• **SET EXERCISE**: Look for the line containing "Write the matplotlib code for this chart." and the line containing "plt.rcParams['font.family'] = ['Liberation"; retype them and all lines between, exactly, and leave out the pictures.
○ ○ ○ ○
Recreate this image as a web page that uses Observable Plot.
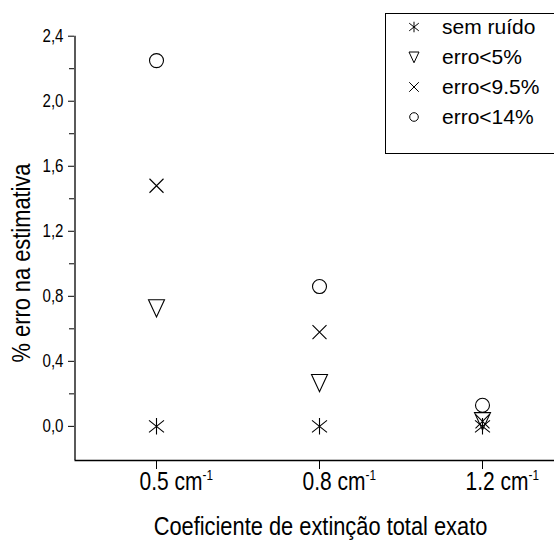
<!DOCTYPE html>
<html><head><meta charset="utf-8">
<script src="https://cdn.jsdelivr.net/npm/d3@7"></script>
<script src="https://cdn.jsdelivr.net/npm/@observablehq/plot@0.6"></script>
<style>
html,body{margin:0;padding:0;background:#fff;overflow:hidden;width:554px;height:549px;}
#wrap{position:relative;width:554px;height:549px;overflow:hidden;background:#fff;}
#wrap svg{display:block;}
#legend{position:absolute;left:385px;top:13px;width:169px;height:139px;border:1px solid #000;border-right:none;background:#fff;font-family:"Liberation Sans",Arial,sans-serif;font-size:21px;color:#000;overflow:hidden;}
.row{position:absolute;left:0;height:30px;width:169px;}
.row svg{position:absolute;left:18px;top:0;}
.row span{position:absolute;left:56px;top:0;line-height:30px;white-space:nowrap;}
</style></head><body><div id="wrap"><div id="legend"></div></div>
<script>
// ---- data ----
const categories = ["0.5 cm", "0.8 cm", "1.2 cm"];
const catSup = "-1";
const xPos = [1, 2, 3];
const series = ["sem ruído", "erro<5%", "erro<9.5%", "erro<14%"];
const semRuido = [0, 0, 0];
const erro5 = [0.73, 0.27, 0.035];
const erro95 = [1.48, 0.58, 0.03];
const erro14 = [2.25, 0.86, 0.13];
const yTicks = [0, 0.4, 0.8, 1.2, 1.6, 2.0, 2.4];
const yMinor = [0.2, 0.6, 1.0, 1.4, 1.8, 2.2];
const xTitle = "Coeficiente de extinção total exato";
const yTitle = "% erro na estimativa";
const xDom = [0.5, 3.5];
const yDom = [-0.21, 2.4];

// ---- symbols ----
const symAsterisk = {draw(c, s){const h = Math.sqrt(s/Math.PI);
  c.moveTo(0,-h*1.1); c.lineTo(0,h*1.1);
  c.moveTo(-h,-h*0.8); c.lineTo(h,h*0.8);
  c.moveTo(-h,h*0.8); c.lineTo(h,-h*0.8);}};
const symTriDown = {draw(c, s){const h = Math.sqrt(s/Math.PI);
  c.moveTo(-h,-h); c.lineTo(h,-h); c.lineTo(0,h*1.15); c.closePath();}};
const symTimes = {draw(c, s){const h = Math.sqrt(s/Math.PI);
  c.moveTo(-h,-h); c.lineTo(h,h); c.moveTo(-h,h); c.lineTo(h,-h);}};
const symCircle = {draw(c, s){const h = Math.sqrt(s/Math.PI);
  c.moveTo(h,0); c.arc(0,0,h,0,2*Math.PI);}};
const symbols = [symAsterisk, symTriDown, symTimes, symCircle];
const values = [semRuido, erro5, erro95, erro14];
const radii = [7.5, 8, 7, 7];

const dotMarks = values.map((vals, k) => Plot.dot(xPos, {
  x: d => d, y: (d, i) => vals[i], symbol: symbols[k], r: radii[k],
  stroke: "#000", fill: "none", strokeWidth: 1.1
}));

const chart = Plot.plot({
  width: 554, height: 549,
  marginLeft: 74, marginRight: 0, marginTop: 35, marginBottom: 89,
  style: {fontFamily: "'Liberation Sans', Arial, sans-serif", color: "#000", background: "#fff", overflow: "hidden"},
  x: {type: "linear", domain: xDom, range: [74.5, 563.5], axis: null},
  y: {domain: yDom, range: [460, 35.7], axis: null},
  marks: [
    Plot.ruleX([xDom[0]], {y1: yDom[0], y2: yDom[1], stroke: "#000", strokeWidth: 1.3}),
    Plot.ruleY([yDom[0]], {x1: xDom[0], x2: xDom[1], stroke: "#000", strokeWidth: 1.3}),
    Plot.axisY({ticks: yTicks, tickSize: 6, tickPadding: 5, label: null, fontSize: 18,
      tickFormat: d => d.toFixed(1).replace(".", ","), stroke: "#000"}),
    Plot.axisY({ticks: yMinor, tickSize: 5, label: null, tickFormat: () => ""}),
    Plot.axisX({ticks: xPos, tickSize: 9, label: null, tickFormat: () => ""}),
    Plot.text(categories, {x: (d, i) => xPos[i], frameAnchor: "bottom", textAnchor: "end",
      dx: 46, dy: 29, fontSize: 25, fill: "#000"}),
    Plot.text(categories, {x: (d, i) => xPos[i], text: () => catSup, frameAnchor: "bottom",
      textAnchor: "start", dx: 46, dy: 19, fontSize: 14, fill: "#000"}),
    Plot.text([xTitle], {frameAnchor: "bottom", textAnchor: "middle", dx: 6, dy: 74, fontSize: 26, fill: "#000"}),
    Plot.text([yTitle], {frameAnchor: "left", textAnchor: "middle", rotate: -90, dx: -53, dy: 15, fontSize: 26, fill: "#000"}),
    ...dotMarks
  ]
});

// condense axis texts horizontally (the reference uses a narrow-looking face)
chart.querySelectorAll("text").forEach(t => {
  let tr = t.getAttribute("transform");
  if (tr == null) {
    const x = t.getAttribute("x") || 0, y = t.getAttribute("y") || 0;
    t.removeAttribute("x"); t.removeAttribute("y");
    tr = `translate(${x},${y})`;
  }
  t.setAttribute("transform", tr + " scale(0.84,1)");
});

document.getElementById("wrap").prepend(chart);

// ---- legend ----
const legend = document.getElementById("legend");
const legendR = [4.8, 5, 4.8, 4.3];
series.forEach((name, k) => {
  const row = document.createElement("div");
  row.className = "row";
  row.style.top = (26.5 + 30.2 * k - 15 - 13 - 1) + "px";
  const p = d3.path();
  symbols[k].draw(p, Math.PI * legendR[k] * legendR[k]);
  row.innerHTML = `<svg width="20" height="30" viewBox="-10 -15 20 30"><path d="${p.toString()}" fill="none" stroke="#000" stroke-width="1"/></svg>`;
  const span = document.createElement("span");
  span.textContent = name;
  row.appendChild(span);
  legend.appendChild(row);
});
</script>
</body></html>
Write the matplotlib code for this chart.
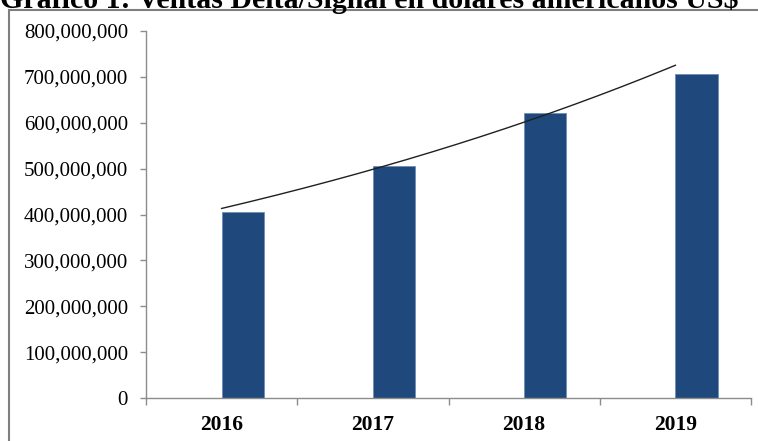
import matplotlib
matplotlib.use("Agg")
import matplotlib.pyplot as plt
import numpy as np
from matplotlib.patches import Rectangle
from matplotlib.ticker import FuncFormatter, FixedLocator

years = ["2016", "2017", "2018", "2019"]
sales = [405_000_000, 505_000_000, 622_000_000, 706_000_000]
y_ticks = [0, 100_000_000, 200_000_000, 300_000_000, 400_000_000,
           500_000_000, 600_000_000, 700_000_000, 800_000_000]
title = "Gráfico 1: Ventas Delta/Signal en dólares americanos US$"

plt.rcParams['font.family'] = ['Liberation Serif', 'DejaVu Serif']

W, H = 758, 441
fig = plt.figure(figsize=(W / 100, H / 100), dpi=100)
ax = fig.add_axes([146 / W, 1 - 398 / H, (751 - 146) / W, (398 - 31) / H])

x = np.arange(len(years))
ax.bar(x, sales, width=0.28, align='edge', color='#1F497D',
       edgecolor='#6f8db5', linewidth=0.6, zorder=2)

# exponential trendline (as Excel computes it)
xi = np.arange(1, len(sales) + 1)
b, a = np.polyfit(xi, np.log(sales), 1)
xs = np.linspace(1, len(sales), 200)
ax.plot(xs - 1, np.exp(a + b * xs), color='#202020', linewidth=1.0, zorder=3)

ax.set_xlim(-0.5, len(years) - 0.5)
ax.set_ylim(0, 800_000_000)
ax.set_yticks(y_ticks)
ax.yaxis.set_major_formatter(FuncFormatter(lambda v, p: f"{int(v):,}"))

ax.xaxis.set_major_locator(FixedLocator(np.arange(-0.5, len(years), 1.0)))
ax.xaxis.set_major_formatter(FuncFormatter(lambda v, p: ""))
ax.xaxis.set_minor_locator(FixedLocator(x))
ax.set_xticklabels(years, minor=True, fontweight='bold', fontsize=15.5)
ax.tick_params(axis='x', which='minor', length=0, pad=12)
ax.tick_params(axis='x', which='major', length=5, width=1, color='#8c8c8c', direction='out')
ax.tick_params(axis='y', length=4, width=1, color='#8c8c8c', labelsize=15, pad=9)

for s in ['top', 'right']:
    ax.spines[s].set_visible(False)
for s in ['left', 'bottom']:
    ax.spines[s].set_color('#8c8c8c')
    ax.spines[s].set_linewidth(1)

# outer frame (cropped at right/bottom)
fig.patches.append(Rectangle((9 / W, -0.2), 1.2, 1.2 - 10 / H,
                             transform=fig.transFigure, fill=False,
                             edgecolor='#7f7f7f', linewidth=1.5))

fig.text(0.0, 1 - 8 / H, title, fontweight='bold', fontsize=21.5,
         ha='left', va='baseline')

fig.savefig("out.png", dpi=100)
○ ○ ○ ○
• **COMPLETED TASK**:
Write the matplotlib code for this chart.
import matplotlib
matplotlib.use("Agg")
import matplotlib.pyplot as plt
import numpy as np
from matplotlib.patches import Rectangle
from matplotlib.ticker import FuncFormatter, FixedLocator

years = ["2016", "2017", "2018", "2019"]
sales = [405_000_000, 505_000_000, 622_000_000, 706_000_000]
y_ticks = [0, 100_000_000, 200_000_000, 300_000_000, 400_000_000,
           500_000_000, 600_000_000, 700_000_000, 800_000_000]
title = "Gráfico 1: Ventas Delta/Signal en dólares americanos US$"

plt.rcParams['font.family'] = ['Liberation Serif', 'DejaVu Serif']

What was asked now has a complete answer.